Posted: 22 August 2019

European children and families need stability and security

There has been a great deal of confusion and anxiety in the last week for European nationals. It follows the government’s announcement that in the event of no deal, free movement with the EU would end on 31st October.   

As we leave the European Union, all European nationals, including children and family members, who are living in UK, will need to secure their status through the EU Settlement Scheme or secure British citizenship by the deadline of December 2020. This will allow them to continue living, working and enjoying their rights here.  

New quarterly statistics 

Today’s EU Settlement Scheme quarterly statistics show that between 28 August 2018 and 30 June 2019, 107,110 children under 16 applied to the EU settlement scheme and 92,600 (86%) have had a conclusion to their application. Of these: 

  • 59,830 (65%) got Settled Status  
  • 32,580 (35%) got Pre-Settled Status 
  • 180 applications were withdrawn/void or were invalid while none were refused.  

This data shows that only 12% of the applications to the EU Settlement Scheme have come from children aged under 16. Yet according the Migration Observatory, in 2018, there were 700,000 EU national children living in the UK that’s around a fifth (21%) of the EU population overall. This suggests that the proportion of applications from children is lower than expected and it means that around 600,000 children have not yet applied to the scheme. This may be because they also have rights to British citizenship, but it’s difficult to say based on available data. 

Among this cohort will be many vulnerable children who face additional challenges to securing their status: looked after children and care leavers, children in prison or mental health institutions, children in informal fostering arrangements, children outside formal education system, Roma children and many more. They will be relying on carers, local authorities and others to secure their status. Whilst the application, on the face of it, appears straightforward, when complexities arise they often require specialist legal advice and support. One of our particular concerns is the challenges they will face in providing documentation, if they cannot a young people may receive the wrong decision or face longer waits and periods of uncertainty.  

We welcome the age breakdowns, but this is not the whole picture. Legally children are all under 18s, but 16 and 17-year-olds have been subsumed into the adult data. Some of the most vulnerable young people - those leaving care or are estranged from their families - often fall in this age bracket. Putting them with the adult population means we have no way of knowing whether these young people have applied for settled status. We want to see ages broken down further so under 18s and 18-25 year olds.

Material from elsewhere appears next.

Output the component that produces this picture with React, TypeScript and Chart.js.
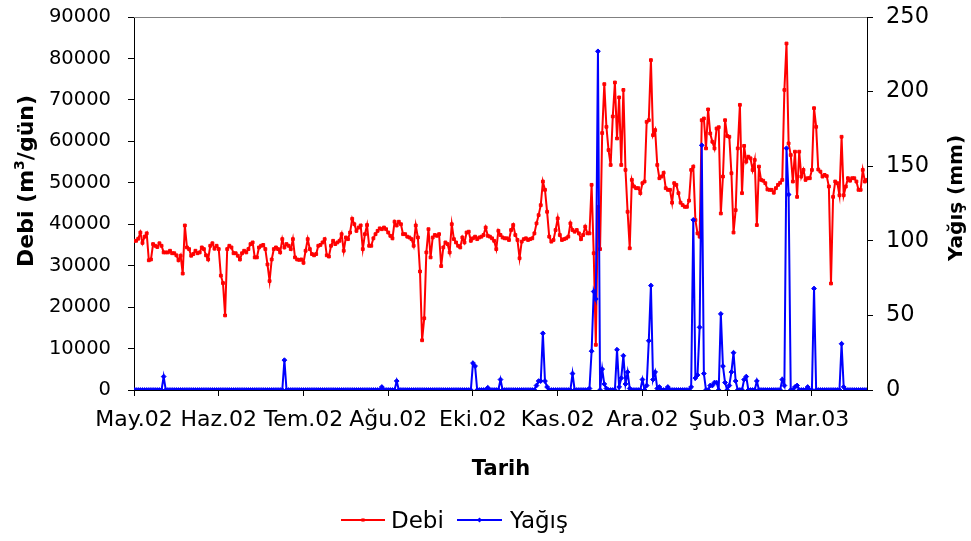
import { useEffect, useRef } from "react";
import { Chart, registerables } from "chart.js";

Chart.register(...registerables);

// Day offsets (from 1 May 2002) where the date axis is labelled
const tickDays = [0, 40, 80, 120, 160, 200, 240, 280, 320];
const tickLabels = ["May.02", "Haz.02", "Tem.02", "Ağu.02", "Eki.02", "Kas.02", "Ara.02", "Şub.03", "Mar.03"];

// Daily discharge (m³/gün)
const debi = [
  36000, 36000, 36500, 38000, 35500, 37000, 37800, 31300, 31500, 35200,
  34800, 34500, 35400, 34800, 33200, 33200, 33200, 33600, 33000, 33000,
  32500, 31300, 32400, 28100, 39700, 34400, 34000, 32400, 32800, 33600,
  33000, 33200, 34400, 34000, 32500, 31500, 34800, 35400, 34100, 34800,
  34000, 27600, 25800, 18000, 34000, 34800, 34400, 33000, 33000, 32400,
  31500, 33000, 33600, 33200, 34000, 35200, 35600, 32000, 32000, 34400,
  34800, 35000, 34000, 30300, 26300, 31500, 34000, 34400, 34000, 33200,
  36400, 34400, 35200, 34800, 34000, 36400, 32000, 31500, 31400, 31500,
  30700, 33600, 36400, 34000, 32800, 32500, 32800, 34800, 35000, 35600,
  36400, 32500, 32200, 34800, 36000, 35200, 35600, 36000, 37600, 33600,
  36800, 36400, 38000, 41300, 40000, 38400, 39200, 39700, 34000, 37600,
  39800, 34800, 34800, 36600, 37600, 38400, 39000, 38800, 39200, 38800,
  38000, 37200, 36600, 40600, 39700, 40600, 40000, 37600, 37600, 37000,
  36800, 36400, 34800, 39700, 36800, 28600, 12000, 17300, 33200, 38800,
  32000, 36800, 37400, 37200, 37600, 29900, 34400, 35600, 35200, 33200,
  40000, 36400, 35600, 34800, 34400, 36800, 35600, 38000, 38200, 36000,
  36600, 37000, 36400, 36800, 37000, 37400, 39200, 37200, 37000, 36600,
  36000, 34000, 38400, 37400, 36800, 36600, 36600, 36200, 38600, 39800,
  37400, 36200, 31800, 35800, 36400, 36600, 36200, 36400, 36600, 37800,
  40200, 42200, 44600, 50300, 48300, 43000, 37000, 35800, 36200, 38600,
  41400, 37400, 36200, 36400, 36600, 37000, 40200, 38600, 38200, 38600,
  37800, 36400, 37400, 39400, 37800, 37800, 49500, 33000, 10900, 44200,
  34000, 62000, 73800, 63500, 57900, 54300, 66000, 74200, 60700, 70600,
  54300, 72400, 53100, 43000, 34200, 50700, 49100, 48700, 48700, 47500,
  49900, 50300, 64700, 65100, 79600, 61500, 62700, 54300, 51100, 51500,
  52400, 48700, 48300, 48300, 45200, 49900, 49500, 47500, 45200, 44600,
  44200, 44200, 45700, 53100, 53900, 41000, 37800, 37000, 65100, 65500,
  58300, 67700, 61900, 59900, 58300, 63100, 63400, 42600, 51500, 65100,
  61300, 61100, 52300, 38000, 43400, 58300, 68800, 47500, 58900, 55100,
  56300, 55900, 53100, 55500, 39800, 53900, 50700, 50500, 49900, 48400,
  48300, 48300, 47600, 48700, 49500, 50000, 50700, 72400, 83600, 59500,
  56700, 50300, 57500, 46600, 57500, 51500, 53100, 50700, 51100, 51100,
  53100, 68000, 63500, 53200, 52700, 51500, 51900, 51600, 49100, 25700,
  46600, 50300, 49900, 47000, 61100, 47000, 49100, 51100, 50500, 51100,
  51100, 50300, 48300, 48300, 53100, 50300, 50700,
];

// Daily precipitation (mm)
const yagis = [
  0, 0, 0, 0, 0, 0, 0, 0, 0, 0,
  0, 0, 0, 0, 9, 0, 0, 0, 0, 0,
  0, 0, 0, 0, 0, 0, 0, 0, 0, 0,
  0, 0, 0, 0, 0, 0, 0, 0, 0, 0,
  0, 0, 0, 0, 0, 0, 0, 0, 0, 0,
  0, 0, 0, 0, 0, 0, 0, 0, 0, 0,
  0, 0, 0, 0, 0, 0, 0, 0, 0, 0,
  0, 20, 0, 0, 0, 0, 0, 0, 0, 0,
  0, 0, 0, 0, 0, 0, 0, 0, 0, 0,
  0, 0, 0, 0, 0, 0, 0, 0, 0, 0,
  0, 0, 0, 0, 0, 0, 0, 0, 0, 0,
  0, 0, 0, 0, 0, 0, 0, 2, 0, 0,
  0, 0, 0, 0, 6, 0, 0, 0, 0, 0,
  0, 0, 0, 0, 0, 0, 0, 0, 0, 0,
  0, 0, 0, 0, 0, 0, 0, 0, 0, 0,
  0, 0, 0, 0, 0, 0, 0, 0, 0, 0,
  18, 16, 0, 0, 0, 0, 0, 1.5, 0, 0,
  0, 0, 0, 7, 0, 0, 0, 0, 0, 0,
  0, 0, 0, 0, 0, 0, 0, 0, 0, 0,
  3, 6, 6, 38, 6, 2, 0, 0, 0, 0,
  0, 0, 0, 0, 0, 0, 0, 11, 0, 0,
  0, 0, 0, 0, 0, 1, 26, 66, 61, 227,
  0, 14, 4, 1, 0, 0, 0, 0, 27, 2,
  8, 23, 4, 12, 1, 0, 0, 0, 0, 0,
  7, 0, 3, 33, 70, 7, 12, 1, 2, 0,
  0, 0, 2, 0, 0, 0, 0, 0, 0, 0,
  0, 0, 0, 2, 114, 8, 10, 42, 164, 11,
  0, 0, 3, 3, 5, 5, 0, 51, 16, 5,
  0, 3, 12, 25, 6, 0, 0, 0, 7, 9,
  0, 0, 0, 0, 6, 0, 0, 0, 0, 0,
  0, 0, 0, 0, 0, 0, 7, 3, 162, 131,
  0, 0, 2, 3, 0, 0, 0, 0, 2, 0,
  0, 68, 0, 0, 0, 0, 0, 0, 0, 0,
  0, 0, 0, 0, 31, 2, 0, 0, 0, 0,
  0, 0, 0, 0, 0, 0, 0,
];

const FONT = "'DejaVu Sans', sans-serif";
const RED = "#FF0000";
const BLUE = "#0000FF";

type Part = { text: string; size: number; dy: number };

function drawVerticalTitle(ctx: CanvasRenderingContext2D, parts: Part[], cx: number, cy: number) {
  ctx.save();
  ctx.translate(cx, cy);
  ctx.rotate(-Math.PI / 2);
  ctx.fillStyle = "#000";
  ctx.textBaseline = "alphabetic";
  ctx.textAlign = "left";
  const widths = parts.map((p) => {
    ctx.font = `bold ${p.size}px ${FONT}`;
    return ctx.measureText(p.text).width;
  });
  let x = -widths.reduce((s, w) => s + w, 0) / 2;
  parts.forEach((p, i) => {
    ctx.font = `bold ${p.size}px ${FONT}`;
    ctx.fillText(p.text, x, p.dy);
    x += widths[i];
  });
  ctx.restore();
}

const decorations = {
  id: "decorations",
  beforeDatasetsDraw(chart: any) {
    const { ctx, chartArea: a } = chart;
    ctx.save();
    ctx.strokeStyle = "#808080";
    ctx.lineWidth = 1;
    ctx.beginPath();
    ctx.moveTo(a.left, Math.round(a.top) + 0.5);
    ctx.lineTo(a.right, Math.round(a.top) + 0.5);
    ctx.stroke();
    ctx.restore();
  },
  afterDraw(chart: any) {
    const ctx: CanvasRenderingContext2D = chart.ctx;
    // axis titles
    drawVerticalTitle(
      ctx,
      [
        { text: "Debi (m", size: 22, dy: 0 },
        { text: "3", size: 14, dy: -9 },
        { text: "/gün)", size: 22, dy: 0 },
      ],
      33,
      181
    );
    drawVerticalTitle(ctx, [{ text: "Yağış (mm)", size: 20, dy: 0 }], 962, 198);

    ctx.save();
    ctx.fillStyle = "#000";
    ctx.font = `bold 21px ${FONT}`;
    ctx.textAlign = "center";
    ctx.textBaseline = "alphabetic";
    ctx.fillText("Tarih", 501, 475);

    // legend
    const ly = 520;
    const items = [
      { label: "Debi", color: RED, x0: 341, x1: 385, tx: 391, style: "rect" },
      { label: "Yağış", color: BLUE, x0: 457, x1: 502, tx: 510, style: "rectRot" },
    ];
    ctx.font = `23px ${FONT}`;
    ctx.textAlign = "left";
    for (const it of items) {
      ctx.strokeStyle = it.color;
      ctx.fillStyle = it.color;
      ctx.lineWidth = 2;
      ctx.beginPath();
      ctx.moveTo(it.x0, ly);
      ctx.lineTo(it.x1, ly);
      ctx.stroke();
      const mx = (it.x0 + it.x1) / 2;
      ctx.beginPath();
      if (it.style === "rect") {
        ctx.rect(mx - 1.6, ly - 1.6, 3.2, 3.2);
      } else {
        ctx.moveTo(mx - 2.6, ly);
        ctx.lineTo(mx, ly - 2.6);
        ctx.lineTo(mx + 2.6, ly);
        ctx.lineTo(mx, ly + 2.6);
        ctx.closePath();
      }
      ctx.fill();
      ctx.fillStyle = "#000";
      ctx.fillText(it.label, it.tx, 528);
    }
    ctx.restore();
  },
};

export default function App() {
  const canvasRef = useRef<HTMLCanvasElement | null>(null);

  useEffect(() => {
    document.body.style.margin = "0";
    const canvas = canvasRef.current;
    if (!canvas) return;

    const axisGrid = { drawOnChartArea: false, color: "#000", tickLength: 6, tickWidth: 1 };
    const axisBorder = { color: "#000", width: 1 };

    // fixed axis boxes so the plot area sits at a known place
    const fixWidth = (w: number) => (s: any) => {
      s.width = w;
      s.paddingTop = 0;
      s.paddingBottom = 0;
    };

    const chart = new Chart(canvas, {
      type: "line",
      data: {
        datasets: [
          {
            label: "Debi",
            data: debi.map((v, i) => ({ x: i, y: v })),
            yAxisID: "y",
            borderColor: RED,
            backgroundColor: RED,
            borderWidth: 2,
            pointStyle: "rect",
            pointRadius: 2,
            pointBorderWidth: 1,
            pointHoverRadius: 2,
            tension: 0,
            order: 1,
          },
          {
            label: "Yağış",
            data: yagis.map((v, i) => ({ x: i, y: v })),
            yAxisID: "y1",
            borderColor: BLUE,
            backgroundColor: BLUE,
            borderWidth: 2,
            pointStyle: "rectRot",
            pointRadius: 2.4,
            pointBorderWidth: 1,
            pointHoverRadius: 2.4,
            tension: 0,
            order: 0,
          },
        ],
      },
      options: {
        animation: false,
        responsive: true,
        maintainAspectRatio: false,
        devicePixelRatio: 1,
        layout: { padding: { top: 17, left: 0, right: 0, bottom: 0 } },
        plugins: {
          legend: { display: false },
          tooltip: { enabled: false },
          title: { display: false },
        },
        scales: {
          x: {
            type: "linear",
            min: 0,
            max: debi.length - 1,
            afterBuildTicks: (s: any) => {
              s.ticks = tickDays.map((v) => ({ value: v }));
            },
            afterFit: (s: any) => {
              s.height = 151;
              s.paddingLeft = 0;
              s.paddingRight = 0;
            },
            grid: axisGrid,
            border: axisBorder,
            ticks: {
              autoSkip: false,
              maxRotation: 0,
              minRotation: 0,
              padding: 11,
              color: "#000",
              font: { family: FONT, size: 22 },
              callback: (v: any) => {
                const k = tickDays.indexOf(Number(v));
                return k >= 0 ? tickLabels[k] : "";
              },
            },
          },
          y: {
            type: "linear",
            position: "left",
            min: 0,
            max: 90000,
            afterFit: fixWidth(134),
            grid: axisGrid,
            border: axisBorder,
            ticks: {
              stepSize: 10000,
              padding: 17,
              color: "#000",
              font: { family: FONT, size: 19.5 },
              callback: (v: any) => String(v),
            },
          },
          y1: {
            type: "linear",
            position: "right",
            min: 0,
            max: 250,
            afterFit: fixWidth(104),
            grid: axisGrid,
            border: axisBorder,
            ticks: {
              stepSize: 50,
              padding: 13,
              color: "#000",
              font: { family: FONT, size: 22.5 },
              callback: (v: any) => String(v),
            },
          },
        },
      },
      plugins: [decorations],
    });

    return () => chart.destroy();
  }, []);

  return (
    <div style={{ position: "fixed", left: 0, top: 0, width: 971, height: 541, background: "#fff" }}>
      <canvas ref={canvasRef} style={{ display: "block" }} />
    </div>
  );
}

We are disappointed these new statistics do not provide information on how long applications are taking. We know from the Refugee and Migrant Children’s Consortium members that some have waited up to 8 months from the trial period to get a conclusion. The quarterly statistics suggest that 14,510 children under 16 may be waiting for their application to be concluded, however, these could be from recent applicants or those who have waited a long time. More information is needed. 

Risks of being left without status or citizenship 

If European children and their family members do not secure their status through the scheme or secure British citizenship, we risk having thousands of individuals becoming unlawful residents or living in deep uncertainty while the Home Office deals with the backlog. Without status, children and young people are at risk of ending up destitute and being barred from accessing vital services like education, employment, housing, some NHS care and other vital services. 

We know the government is working hard to help European nationals to apply. In 2019 they invested £9 million into voluntary sector services, some of which are members of the Refugee and Migrant Children’s Consortium. This is of course welcome support however more needs to be done to make sure that children and families secure their future.  

As well as supporting children and families to secure British citizenship where possible, the government must seriously consider implementing a declaratory system which would give automatic rights to all European nationals and wouldn’t leave them in legal limbo after the deadline. Children and families would still need to register and documentary proof of status would be needed but this would go a long way to provide security and peace of mind to hundreds of thousands of our European community members.